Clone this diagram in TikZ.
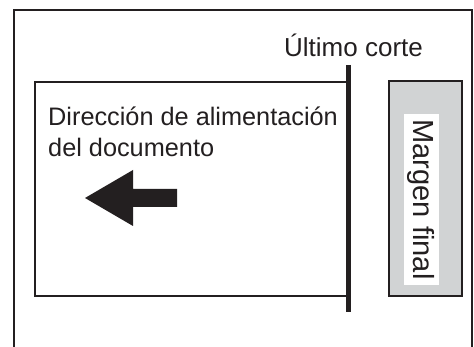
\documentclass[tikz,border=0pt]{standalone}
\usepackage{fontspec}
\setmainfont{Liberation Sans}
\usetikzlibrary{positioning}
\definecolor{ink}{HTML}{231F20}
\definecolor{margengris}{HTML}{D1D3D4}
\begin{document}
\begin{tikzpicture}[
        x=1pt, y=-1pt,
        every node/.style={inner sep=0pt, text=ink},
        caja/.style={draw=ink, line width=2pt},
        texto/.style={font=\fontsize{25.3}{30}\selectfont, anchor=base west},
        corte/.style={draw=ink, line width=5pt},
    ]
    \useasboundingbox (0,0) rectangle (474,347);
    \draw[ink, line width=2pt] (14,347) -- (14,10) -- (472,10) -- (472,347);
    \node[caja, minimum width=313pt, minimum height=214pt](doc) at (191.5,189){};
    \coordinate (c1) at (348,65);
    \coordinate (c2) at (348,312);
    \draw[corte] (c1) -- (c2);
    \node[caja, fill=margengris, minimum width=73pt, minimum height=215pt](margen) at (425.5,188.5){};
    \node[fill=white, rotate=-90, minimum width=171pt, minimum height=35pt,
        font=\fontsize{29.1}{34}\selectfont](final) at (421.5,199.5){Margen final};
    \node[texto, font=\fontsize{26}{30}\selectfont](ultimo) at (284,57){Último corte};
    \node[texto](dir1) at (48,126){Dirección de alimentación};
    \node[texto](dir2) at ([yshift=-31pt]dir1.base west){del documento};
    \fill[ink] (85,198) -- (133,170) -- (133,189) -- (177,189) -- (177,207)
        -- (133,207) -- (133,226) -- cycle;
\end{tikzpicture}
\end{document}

__YOUR OBJECTIVE__.
Print out the lines exactly, skipping any picture.

__RESULT OF THE TASK__.
Clone this diagram in TikZ.
\documentclass[tikz,border=0pt]{standalone}
\usepackage{fontspec}
\setmainfont{Liberation Sans}
\usetikzlibrary{positioning}
\definecolor{ink}{HTML}{231F20}
\definecolor{margengris}{HTML}{D1D3D4}
\begin{document}
\begin{tikzpicture}[
        x=1pt, y=-1pt,
        every node/.style={inner sep=0pt, text=ink},
        caja/.style={draw=ink, line width=2pt},
        texto/.style={font=\fontsize{25.3}{30}\selectfont, anchor=base west},
        corte/.style={draw=ink, line width=5pt},
    ]
    \useasboundingbox (0,0) rectangle (474,347);
    \draw[ink, line width=2pt] (14,347) -- (14,10) -- (472,10) -- (472,347);
    \node[caja, minimum width=313pt, minimum height=214pt](doc) at (191.5,189){};
    \coordinate (c1) at (348,65);
    \coordinate (c2) at (348,312);
    \draw[corte] (c1) -- (c2);
    \node[caja, fill=margengris, minimum width=73pt, minimum height=215pt](margen) at (425.5,188.5){};
    \node[fill=white, rotate=-90, minimum width=171pt, minimum height=35pt,
        font=\fontsize{29.1}{34}\selectfont](final) at (421.5,199.5){Margen final};
    \node[texto, font=\fontsize{26}{30}\selectfont](ultimo) at (284,57){Último corte};
    \node[texto](dir1) at (48,126){Dirección de alimentación};
    \node[texto](dir2) at ([yshift=-31pt]dir1.base west){del documento};
    \fill[ink] (85,198) -- (133,170) -- (133,189) -- (177,189) -- (177,207)
        -- (133,207) -- (133,226) -- cycle;
\end{tikzpicture}
\end{document}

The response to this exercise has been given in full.